Money Woes Could Erode High Hamas Standing in Gaza


Tyler Hicks/The New York Times


Gaza residents returned to survey the damage to their homes last month after a cease-fire ended the eight-day clash between Israel and Hamas.







GAZA CITY — Hamas has been riding high of late, after its professed victory in the recent conflict with Israel and the overthrow last year of Egypt’s president, Hosni Mubarak, an avowed enemy.




Nevertheless, it is facing serious financial troubles stemming from the revolt in Syria and its expanding military ambitions, and its increasing demands on the impoverished population of Gaza are stirring resentments. In response, and with an anxious eye to the Arab Spring revolts, some Gaza residents say, it has eased up slightly in its religious restrictions on people’s lives.


The government of President Bashar al-Assad in Syria had been a stalwart ally and a conduit for Iranian money, weapons and military expertise. But the Assads are members of the Alawite sect, an offshoot of Shiism, and are fighting mostly Sunni rebels, forcing Hamas, which is Sunni, to choose sides. It decided to shut its political bureau in Damascus in March and send its political chairman, Khaled Meshal, shuttling between Qatar and Egypt.


The break with Syria has also meant a sharp cut in the financing Hamas received from Iran, which is also facing economic problems because of Western sanctions against its nuclear-enrichment program, sanctions that have cut the value of the Iranian rial in half in a year.


In response to this gathering financial crisis, Hamas has sought new support from Sunni governments like Qatar and the United Arab Emirates. But it has also raised taxes and fees considerably, prompting complaints from Gazans.


Mr. Meshal’s first, triumphal visit here last weekend displayed Hamas’s power and organization. In the five years since it drove its Palestinian rival, Fatah, out of Gaza in a brief civil war, after winning elections in 2006, Hamas has established a repressive ministate with a strong Islamist cast that it clearly has no intention of abandoning. Hamas now requires “entry visas” from visitors, for a fee, and searches luggage to ensure that no one imports any alcohol. Even more striking, Hamas has set up its own lavish civil administration in Gaza that issues papers, licenses, insurance and numerous other permissions — and always for a tax or a fee.


Gazans recognize that there is more order here, more construction and less garbage. But many resent the economic burden of financing Hamas and, implicitly, its military.

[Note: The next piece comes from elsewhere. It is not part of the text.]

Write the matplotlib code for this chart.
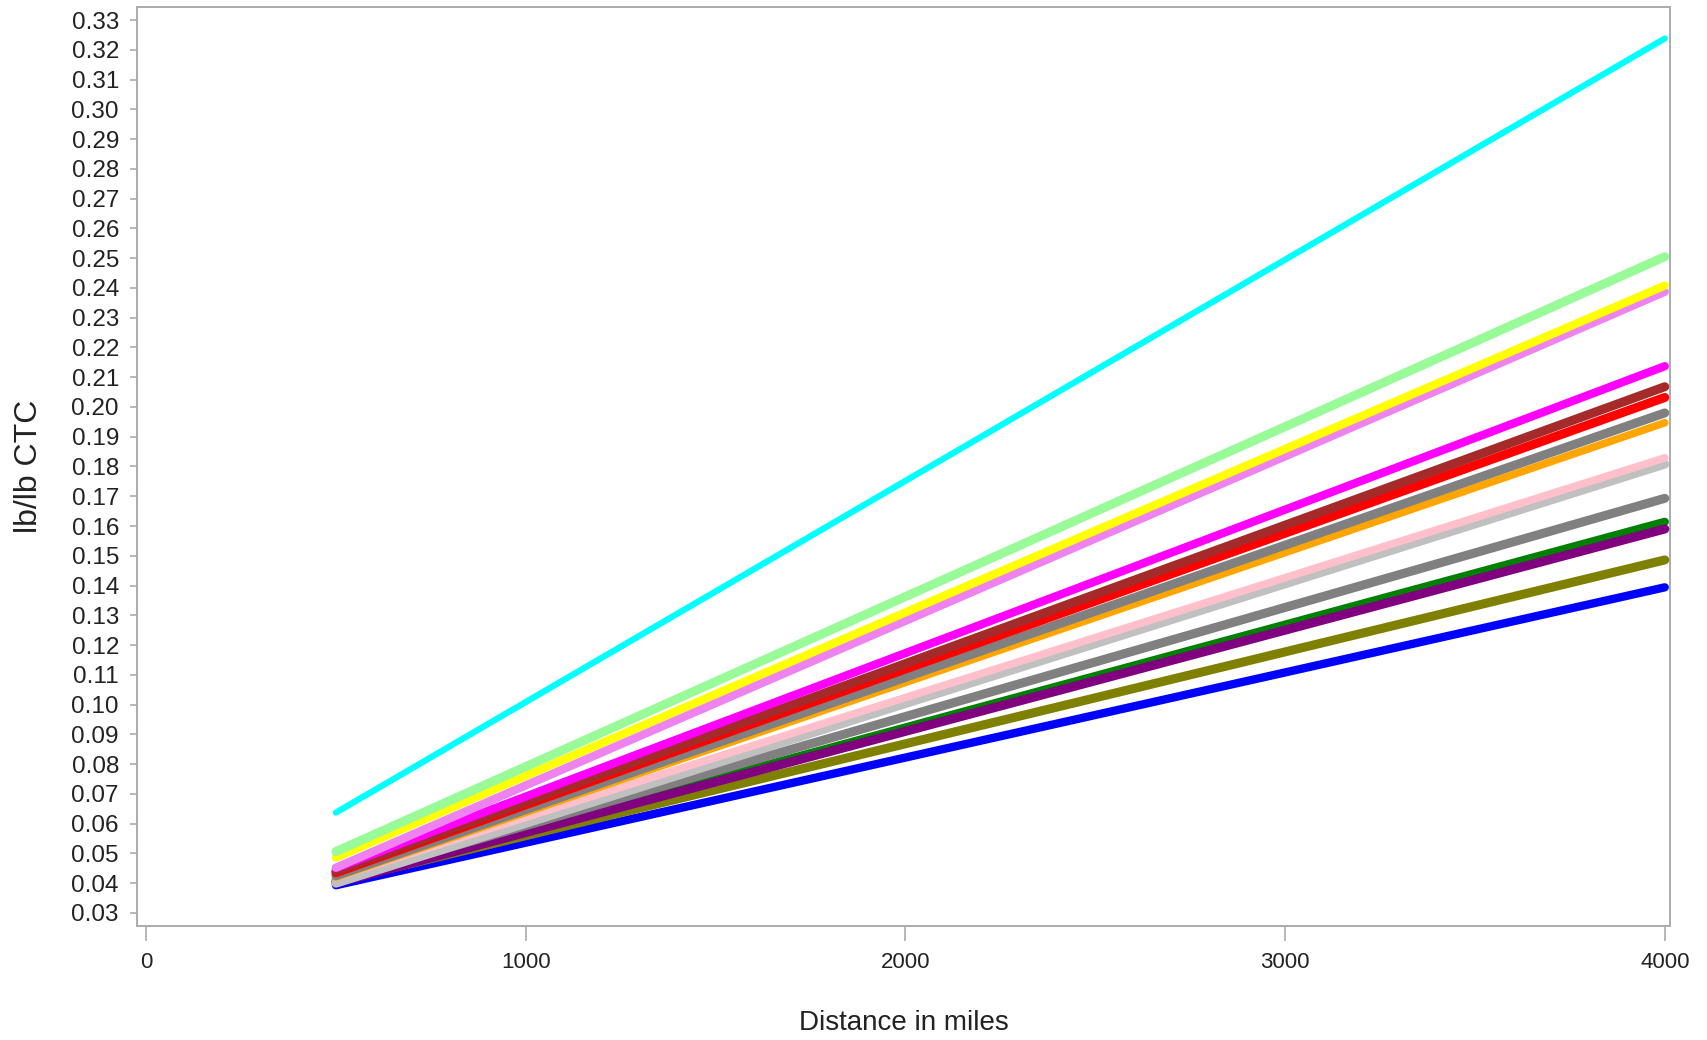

Ziad Ashour, 43, a butcher, said that “since the first intifada,” meaning the Palestinian uprising in 1987, “things have steadily declined in Gaza.” But in the last year, he said, they have gotten considerably worse economically.


Another merchant in the Beach Camp market said that Hamas, which tightly controls tunnel traffic on the Egyptian border, had raised taxes on basic items, including canned goods and building materials. There is a tax of about 70 cents on every pack of cigarettes, and around $2.50 on every gallon of gasoline or diesel, fixed even if the final price is roughly half that of Israeli gasoline. People pay to apply for identification cards, drivers’ licenses, building permits — “there are fees for everything,” the merchant said.


Larger businesses are especially targeted for high taxes. “Now businessmen know the difference between Fatah and Hamas,” another merchant said.


Adham Badawi, 22, bought an Egyptian-assembled, three-wheel Chinese motorcycle cart for his family textile shop for $1,500, “imported” through the tunnels. He had to pay $395 in tax, plus registration, insurance and a driver’s license. He says the contraption is better than a donkey because it eats only when in use and does not need to be looked after. But the fees are expensive, he said, and he is nervous about renewing his license, registration and insurance.


Hamas needs money not only for salaries, government and its charitable activities, but also for the Qassam Brigades, which some experts estimate at 20,000 men — most of whom were on show for Mr. Meshal’s visit, in uniforms with good boots and black balaclavas covering their faces, and armed with automatic rifles and other equipment, some of it smuggled from Libya.


The budget for the Qassam Brigades is not revealed, and its main task is to protect Hamas. But it has also been at the forefront of military relations with Iran and Syria, in rocket importation and development and even drone development with Iranian aid, Israeli officials say. The longer-range rocket and drone development was a particularly important target for Israel in the eight-day conflict last month, they say.


But the brigade has also been active in the building of secret underground fortifications, which require many men and large amounts of building supplies, like steel and cement. In a speech on Saturday, Prime Minister Ismail Haniya praised the brigade for its “underground work,” saying for the first time that 40 to 50 men had died laboring underground, which he said previously had been described simply as killed in “jihadi missions.” During the fighting with Israel, there were few Hamas fighters or leaders to be seen: they were all somewhere underground or in hiding in what Israel considers to be an intricate system of tunnels and bunkers modeled on those built with Iranian guidance by Hezbollah in southern Lebanon.